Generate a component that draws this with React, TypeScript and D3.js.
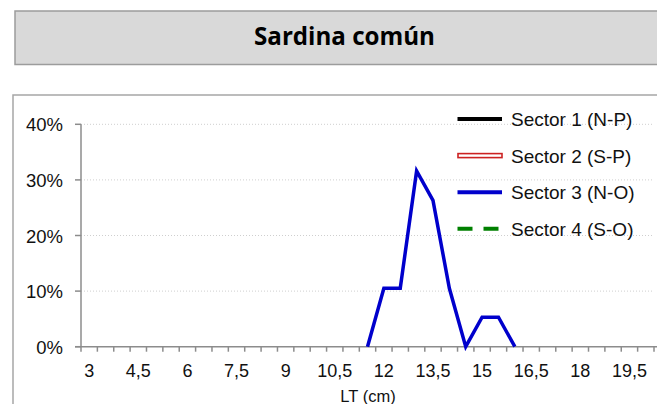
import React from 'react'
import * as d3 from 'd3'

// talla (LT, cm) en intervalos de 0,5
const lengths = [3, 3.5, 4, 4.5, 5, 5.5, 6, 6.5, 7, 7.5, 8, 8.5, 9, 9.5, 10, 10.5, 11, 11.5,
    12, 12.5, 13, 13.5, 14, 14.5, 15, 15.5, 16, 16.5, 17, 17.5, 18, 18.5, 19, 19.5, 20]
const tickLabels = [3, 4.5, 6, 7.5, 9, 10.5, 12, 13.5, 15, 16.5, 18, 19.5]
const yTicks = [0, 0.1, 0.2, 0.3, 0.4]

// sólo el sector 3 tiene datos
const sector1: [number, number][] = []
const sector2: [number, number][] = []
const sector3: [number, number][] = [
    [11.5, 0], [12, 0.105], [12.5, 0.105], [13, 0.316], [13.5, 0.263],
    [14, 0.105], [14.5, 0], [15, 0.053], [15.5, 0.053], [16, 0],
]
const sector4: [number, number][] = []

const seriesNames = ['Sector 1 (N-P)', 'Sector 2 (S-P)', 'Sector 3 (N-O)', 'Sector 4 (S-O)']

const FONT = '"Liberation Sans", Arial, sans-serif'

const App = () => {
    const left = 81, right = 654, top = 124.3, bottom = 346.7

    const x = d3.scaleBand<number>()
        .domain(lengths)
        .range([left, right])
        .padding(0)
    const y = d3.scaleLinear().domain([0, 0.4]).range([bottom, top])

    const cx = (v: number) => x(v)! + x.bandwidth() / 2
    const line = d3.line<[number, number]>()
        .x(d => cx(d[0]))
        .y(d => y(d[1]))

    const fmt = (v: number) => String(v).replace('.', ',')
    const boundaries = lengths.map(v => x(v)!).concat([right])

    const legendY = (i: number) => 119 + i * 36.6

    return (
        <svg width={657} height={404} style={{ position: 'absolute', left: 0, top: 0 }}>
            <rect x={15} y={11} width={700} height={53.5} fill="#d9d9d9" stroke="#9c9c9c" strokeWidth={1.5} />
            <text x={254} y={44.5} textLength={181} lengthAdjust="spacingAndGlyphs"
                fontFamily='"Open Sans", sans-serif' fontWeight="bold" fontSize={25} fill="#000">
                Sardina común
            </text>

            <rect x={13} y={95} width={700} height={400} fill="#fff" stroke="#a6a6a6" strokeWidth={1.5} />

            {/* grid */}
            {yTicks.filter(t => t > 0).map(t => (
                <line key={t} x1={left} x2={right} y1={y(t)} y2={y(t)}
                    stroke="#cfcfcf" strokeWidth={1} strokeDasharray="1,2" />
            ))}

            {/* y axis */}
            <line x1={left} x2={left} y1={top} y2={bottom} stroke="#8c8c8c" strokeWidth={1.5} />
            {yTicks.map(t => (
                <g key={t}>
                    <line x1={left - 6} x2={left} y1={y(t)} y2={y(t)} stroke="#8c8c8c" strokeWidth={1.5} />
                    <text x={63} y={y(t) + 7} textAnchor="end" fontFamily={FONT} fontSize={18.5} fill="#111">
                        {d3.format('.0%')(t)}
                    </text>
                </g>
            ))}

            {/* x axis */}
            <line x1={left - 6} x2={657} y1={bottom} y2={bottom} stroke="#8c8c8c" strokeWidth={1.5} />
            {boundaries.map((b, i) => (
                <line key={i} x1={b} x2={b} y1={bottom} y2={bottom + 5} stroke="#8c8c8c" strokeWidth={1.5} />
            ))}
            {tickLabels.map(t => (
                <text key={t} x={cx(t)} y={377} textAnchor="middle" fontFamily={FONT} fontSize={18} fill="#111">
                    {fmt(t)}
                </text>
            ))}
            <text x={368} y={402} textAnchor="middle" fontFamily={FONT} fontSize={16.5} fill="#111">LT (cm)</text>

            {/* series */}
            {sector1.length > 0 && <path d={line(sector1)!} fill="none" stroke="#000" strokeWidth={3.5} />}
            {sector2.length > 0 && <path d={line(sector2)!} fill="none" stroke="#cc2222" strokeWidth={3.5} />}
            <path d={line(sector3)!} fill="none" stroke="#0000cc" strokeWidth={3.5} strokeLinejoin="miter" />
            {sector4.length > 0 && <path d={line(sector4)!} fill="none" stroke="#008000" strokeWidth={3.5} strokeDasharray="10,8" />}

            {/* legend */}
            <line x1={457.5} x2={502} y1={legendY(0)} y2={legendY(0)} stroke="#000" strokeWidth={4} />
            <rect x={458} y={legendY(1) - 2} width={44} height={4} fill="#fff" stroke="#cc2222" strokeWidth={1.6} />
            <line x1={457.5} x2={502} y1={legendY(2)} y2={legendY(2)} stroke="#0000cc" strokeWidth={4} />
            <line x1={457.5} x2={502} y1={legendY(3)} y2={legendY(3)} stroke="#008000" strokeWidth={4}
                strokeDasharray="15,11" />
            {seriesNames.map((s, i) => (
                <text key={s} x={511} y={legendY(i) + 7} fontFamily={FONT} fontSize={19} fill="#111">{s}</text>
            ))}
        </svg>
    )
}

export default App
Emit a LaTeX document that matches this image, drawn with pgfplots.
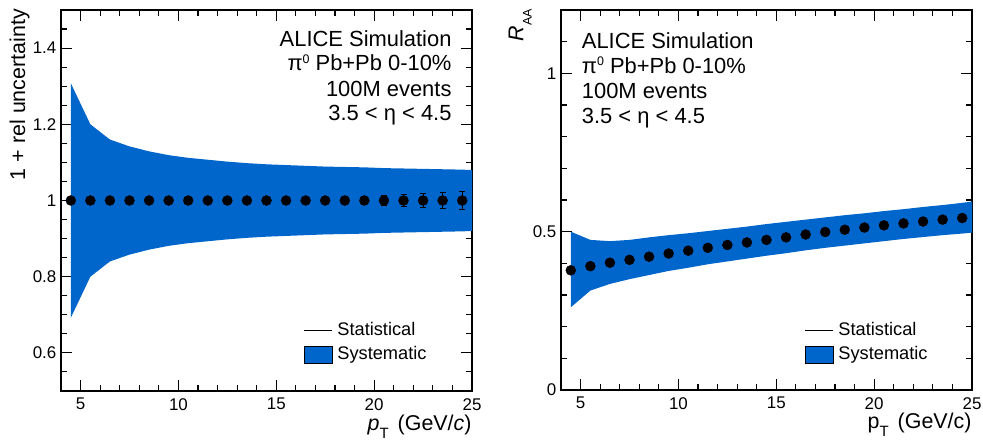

* * * * * * *

Print each line of the material above exactly, with the pictures removed from your copy.

◆ **Task result**
Generate a component that draws this with React, TypeScript and D3.js.
import React from 'react'
import * as d3 from 'd3'

// talla (LT, cm) en intervalos de 0,5
const lengths = [3, 3.5, 4, 4.5, 5, 5.5, 6, 6.5, 7, 7.5, 8, 8.5, 9, 9.5, 10, 10.5, 11, 11.5,
    12, 12.5, 13, 13.5, 14, 14.5, 15, 15.5, 16, 16.5, 17, 17.5, 18, 18.5, 19, 19.5, 20]
const tickLabels = [3, 4.5, 6, 7.5, 9, 10.5, 12, 13.5, 15, 16.5, 18, 19.5]
const yTicks = [0, 0.1, 0.2, 0.3, 0.4]

// sólo el sector 3 tiene datos
const sector1: [number, number][] = []
const sector2: [number, number][] = []
const sector3: [number, number][] = [
    [11.5, 0], [12, 0.105], [12.5, 0.105], [13, 0.316], [13.5, 0.263],
    [14, 0.105], [14.5, 0], [15, 0.053], [15.5, 0.053], [16, 0],
]
const sector4: [number, number][] = []

const seriesNames = ['Sector 1 (N-P)', 'Sector 2 (S-P)', 'Sector 3 (N-O)', 'Sector 4 (S-O)']

const FONT = '"Liberation Sans", Arial, sans-serif'

const App = () => {
    const left = 81, right = 654, top = 124.3, bottom = 346.7

    const x = d3.scaleBand<number>()
        .domain(lengths)
        .range([left, right])
        .padding(0)
    const y = d3.scaleLinear().domain([0, 0.4]).range([bottom, top])

    const cx = (v: number) => x(v)! + x.bandwidth() / 2
    const line = d3.line<[number, number]>()
        .x(d => cx(d[0]))
        .y(d => y(d[1]))

    const fmt = (v: number) => String(v).replace('.', ',')
    const boundaries = lengths.map(v => x(v)!).concat([right])

    const legendY = (i: number) => 119 + i * 36.6

    return (
        <svg width={657} height={404} style={{ position: 'absolute', left: 0, top: 0 }}>
            <rect x={15} y={11} width={700} height={53.5} fill="#d9d9d9" stroke="#9c9c9c" strokeWidth={1.5} />
            <text x={254} y={44.5} textLength={181} lengthAdjust="spacingAndGlyphs"
                fontFamily='"Open Sans", sans-serif' fontWeight="bold" fontSize={25} fill="#000">
                Sardina común
            </text>

            <rect x={13} y={95} width={700} height={400} fill="#fff" stroke="#a6a6a6" strokeWidth={1.5} />

            {/* grid */}
            {yTicks.filter(t => t > 0).map(t => (
                <line key={t} x1={left} x2={right} y1={y(t)} y2={y(t)}
                    stroke="#cfcfcf" strokeWidth={1} strokeDasharray="1,2" />
            ))}

            {/* y axis */}
            <line x1={left} x2={left} y1={top} y2={bottom} stroke="#8c8c8c" strokeWidth={1.5} />
            {yTicks.map(t => (
                <g key={t}>
                    <line x1={left - 6} x2={left} y1={y(t)} y2={y(t)} stroke="#8c8c8c" strokeWidth={1.5} />
                    <text x={63} y={y(t) + 7} textAnchor="end" fontFamily={FONT} fontSize={18.5} fill="#111">
                        {d3.format('.0%')(t)}
                    </text>
                </g>
            ))}

            {/* x axis */}
            <line x1={left - 6} x2={657} y1={bottom} y2={bottom} stroke="#8c8c8c" strokeWidth={1.5} />
            {boundaries.map((b, i) => (
                <line key={i} x1={b} x2={b} y1={bottom} y2={bottom + 5} stroke="#8c8c8c" strokeWidth={1.5} />
            ))}
            {tickLabels.map(t => (
                <text key={t} x={cx(t)} y={377} textAnchor="middle" fontFamily={FONT} fontSize={18} fill="#111">
                    {fmt(t)}
                </text>
            ))}
            <text x={368} y={402} textAnchor="middle" fontFamily={FONT} fontSize={16.5} fill="#111">LT (cm)</text>

            {/* series */}
            {sector1.length > 0 && <path d={line(sector1)!} fill="none" stroke="#000" strokeWidth={3.5} />}
            {sector2.length > 0 && <path d={line(sector2)!} fill="none" stroke="#cc2222" strokeWidth={3.5} />}
            <path d={line(sector3)!} fill="none" stroke="#0000cc" strokeWidth={3.5} strokeLinejoin="miter" />
            {sector4.length > 0 && <path d={line(sector4)!} fill="none" stroke="#008000" strokeWidth={3.5} strokeDasharray="10,8" />}

            {/* legend */}
            <line x1={457.5} x2={502} y1={legendY(0)} y2={legendY(0)} stroke="#000" strokeWidth={4} />
            <rect x={458} y={legendY(1) - 2} width={44} height={4} fill="#fff" stroke="#cc2222" strokeWidth={1.6} />
            <line x1={457.5} x2={502} y1={legendY(2)} y2={legendY(2)} stroke="#0000cc" strokeWidth={4} />
            <line x1={457.5} x2={502} y1={legendY(3)} y2={legendY(3)} stroke="#008000" strokeWidth={4}
                strokeDasharray="15,11" />
            {seriesNames.map((s, i) => (
                <text key={s} x={511} y={legendY(i) + 7} fontFamily={FONT} fontSize={19} fill="#111">{s}</text>
            ))}
        </svg>
    )
}

export default App
Emit a LaTeX document that matches this image, drawn with pgfplots.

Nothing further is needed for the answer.